火曜コラム「オススメ書籍」第21回:村木厚子「公務員という仕事」ちくまプリマー新書
本書は、男女共同参画や障がい者雇用を軸に厚生労働省で勤め、最終的には女性事務次官として職務を全うした著者による、公務員の仕事を紹介した本です。なお、著者の名が知られるきっかけとなったのは、2009年の郵便不正事件の被疑者として逮捕され、その後、検察の不祥事が発覚し無罪となったことではないでしょうか。本書でもその点に少し触れていますが、著者は恨みや怒りではなく、検察ひいては公務員のあり方を提起していて、その点からも著者の公務員という仕事に対する誇りや矜持を感じます。

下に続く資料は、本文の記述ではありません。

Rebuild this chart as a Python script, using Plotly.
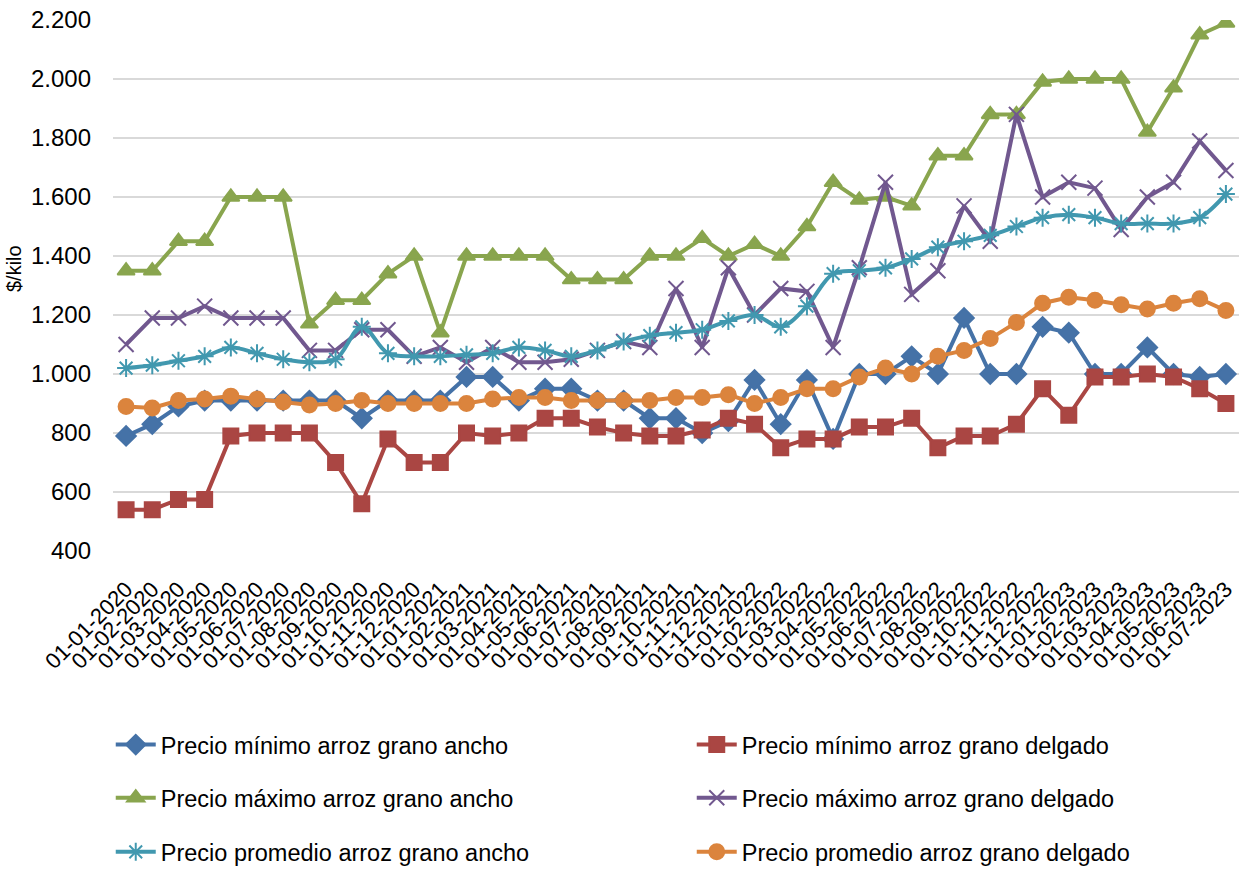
import plotly.graph_objects as go

# Monthly dates (day-month-year)
fechas = [
    "01-01-2020", "01-02-2020", "01-03-2020", "01-04-2020", "01-05-2020", "01-06-2020",
    "01-07-2020", "01-08-2020", "01-09-2020", "01-10-2020", "01-11-2020", "01-12-2020",
    "01-01-2021", "01-02-2021", "01-03-2021", "01-04-2021", "01-05-2021", "01-06-2021",
    "01-07-2021", "01-08-2021", "01-09-2021", "01-10-2021", "01-11-2021", "01-12-2021",
    "01-01-2022", "01-02-2022", "01-03-2022", "01-04-2022", "01-05-2022", "01-06-2022",
    "01-07-2022", "01-08-2022", "01-09-2022", "01-10-2022", "01-11-2022", "01-12-2022",
    "01-01-2023", "01-02-2023", "01-03-2023", "01-04-2023", "01-05-2023", "01-06-2023",
    "01-07-2023",
]

# Prices in $/kilo
min_ancho = [790, 830, 890, 910, 910, 910, 910, 910, 910, 850, 910,
             910, 910, 990, 990, 910, 950, 950, 910, 910, 850, 850,
             800, 840, 980, 830, 980, 780, 1000, 1000, 1060, 1000,
             1190, 1000, 1000, 1160, 1140, 1000, 1000, 1090, 1000, 990, 1000]
min_delgado = [540, 540, 575, 575, 790, 800, 800, 800, 700, 560, 780,
               700, 700, 800, 790, 800, 850, 850, 820, 800, 790, 790,
               810, 850, 830, 750, 780, 780, 820, 820, 850, 750,
               790, 790, 830, 950, 860, 990, 990, 1000, 990, 950, 900]
max_ancho = [1350, 1350, 1450, 1450, 1600, 1600, 1600, 1170, 1250, 1250, 1340,
             1400, 1140, 1400, 1400, 1400, 1400, 1320, 1320, 1320, 1400, 1400,
             1460, 1400, 1440, 1400, 1500, 1650, 1590, 1600, 1570, 1740,
             1740, 1880, 1880, 1990, 2000, 2000, 2000, 1820, 1970, 2150, 2190]
max_delgado = [1100, 1190, 1190, 1230, 1190, 1190, 1190, 1080, 1080, 1150, 1150,
               1060, 1090, 1040, 1090, 1040, 1040, 1050, 1080, 1110, 1090, 1290,
               1090, 1360, 1200, 1290, 1280, 1090, 1360, 1650, 1270, 1350,
               1570, 1450, 1880, 1600, 1650, 1630, 1490, 1600, 1650, 1790, 1690]
prom_ancho = [1020, 1030, 1045, 1060, 1090, 1070, 1050, 1040, 1050, 1160, 1070,
              1060, 1060, 1065, 1070, 1090, 1080, 1060, 1080, 1110, 1130, 1140,
              1150, 1180, 1200, 1160, 1230, 1340, 1350, 1360, 1390, 1430,
              1450, 1470, 1500, 1530, 1540, 1530, 1510, 1510, 1510, 1530, 1610]
prom_delgado = [890, 885, 910, 915, 925, 915, 905, 895, 900, 910, 900,
                900, 900, 900, 915, 920, 920, 910, 910, 910, 910, 920,
                920, 930, 900, 920, 950, 950, 990, 1020, 1000, 1060,
                1080, 1120, 1175, 1240, 1260, 1250, 1235, 1220, 1240, 1255, 1215]

y_ticks = [400, 600, 800, 1000, 1200, 1400, 1600, 1800, 2000, 2200]
y_labels = ["400", "600", "800", "1.000", "1.200", "1.400", "1.600", "1.800", "2.000", "2.200"]

FONT = "Arial, Liberation Sans, sans-serif"

# name, values, colour, marker symbol, marker size, line shape, legend, rank
series = [
    ("Precio mínimo arroz grano ancho", min_ancho, "#4572A7", "diamond", 15, "linear", "legend", 1),
    ("Precio máximo arroz grano ancho", max_ancho, "#89A54E", "triangle-up", 15, "linear", "legend2", 1),
    ("Precio máximo arroz grano delgado", max_delgado, "#71588F", "x-thin-open", 15, "linear", "legend2", 2),
    ("Precio promedio arroz grano ancho", prom_ancho, "#4198AF", "asterisk-open", 15, "spline", "legend3", 1),
    ("Precio mínimo arroz grano delgado", min_delgado, "#AA4643", "square", 15, "linear", "legend", 2),
    ("Precio promedio arroz grano delgado", prom_delgado, "#DB843D", "circle", 15, "linear", "legend3", 2),
]

fig = go.Figure()
for name, vals, color, sym, size, shape, leg, rank in series:
    fig.add_trace(go.Scatter(
        x=fechas, y=vals, name=name, mode="lines+markers",
        line=dict(color=color, width=4, shape=shape),
        marker=dict(symbol=sym, size=size, color=color,
                    line=dict(color=color, width=2)),
        legend=leg, legendrank=rank,
    ))

legend_common = dict(
    orientation="h", xanchor="left", yanchor="middle",
    x=-0.002, entrywidth=526, entrywidthmode="pixels",
    font=dict(family=FONT, size=23.5, color="#000000"),
    bgcolor="rgba(0,0,0,0)", itemwidth=40,
)

fig.update_layout(
    width=1246, height=869,
    margin=dict(l=113, r=7, t=20, b=318, autoexpand=False),
    paper_bgcolor="white", plot_bgcolor="white",
    font=dict(family=FONT, size=22, color="#000000"),
    legend=dict(**legend_common, y=-0.365),
    legend2=dict(**legend_common, y=-0.465),
    legend3=dict(**legend_common, y=-0.567),
    annotations=[dict(
        text="$/kilo", textangle=-90, xref="paper", yref="paper",
        x=(14 - 113) / 1126, y=(551 - 269) / 531,
        xanchor="center", yanchor="middle", showarrow=False,
        font=dict(family=FONT, size=20, color="#000000"),
    )],
)

fig.update_xaxes(
    type="category", range=[-0.5, len(fechas) - 0.5],
    tickangle=-45, showgrid=False, showline=False, ticks="",
    ticklabelstandoff=20, automargin=False,
    tickfont=dict(family=FONT, size=22, color="#000000"),
)
fig.update_yaxes(
    range=[400, 2200], tickvals=y_ticks, ticktext=y_labels,
    showgrid=True, gridcolor="#D9D9D9", gridwidth=2,
    zeroline=False, showline=False, ticks="",
    ticklabelstandoff=21, automargin=False,
    tickfont=dict(family=FONT, size=24, color="#000000"),
)

fig.write_html("out.html")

本書の内容は、基本的に、著者が公務員として経験したさまざまな困難や成果を振り返ることを通じて、公務員という仕事について考察するというものです。特に、男女共同参画については、著者のキャリアと政策の顕著な進展がシンクロしていて、大きなやりがいを見出しているように思います。もちろん、この分野の課題もまだまだあると思いますが、それでも少しずつ壁を突破し成果を積み重ねてきたところは、当事者である本人にしか語れない公務員の仕事の大きな魅力だと思います。
また、公務員の仕事には問題点もありますが、著者がそれを前向きに捉えている点も興味深いものでした。典型的なのは、公務員の頻繁な異動です。およそ2年おきに異動すると、せっかく覚えた仕事を生かせないという欠点が強調されていました。もちろん、ゼネラリストの育成といった目的があるのだと思いますが、同時に弊害も大きいと考えられているのです。しかし、著者は「この頻繁な人事異動のおかげで常に新しい仕事にチャレンジさせられるので、飽きるということはない」と、前向きに捉えています。地方公務員を経験した私も、なるほどと思いました。
なお、その前の章で書かれていた「リレー方式」という視点も参考になります。つまり「公務員の仕事は、長い距離をバトンをつなぎながら進めていく仕事」という考え方です。頻繁な異動があるため、すぐに次の担当者に引き継がなければなりません。せっかく覚えた仕事を生かせない、せっかく持っていた想いをつぎ込めないというデメリットも、確かにあるかもしれません。しかし、次の担当者は前任者の想いを引き継ぎながら、自分にしかない新たな視点を取り入れることができます。その結果、より大きな視野で政策を進めることができるわけです。新政権で「タテ割り行政の打破」が重視されていますが、公務員の頻繁な異動がなかったらタテ割り行政はもっと極端になっていたのではないか、とさえ思いました。
本書の最後には、これからの公務員の働き方が述べられています。外の世界に出てみること、つながることの重要性を強調しています。公共の分野は、政治や行政(公務員)が単独で担っていくものではなく、国と地方、そして住民がそれぞれの役割を果たし、連携していくことで望ましい姿を実現するのだと思います。そのためには、公務員が外に出て積極的につながっていくことが重要だと、私も思います。公務員という仕事の魅力とこれからのあり方を考えていくうえで、大変参考になる本です。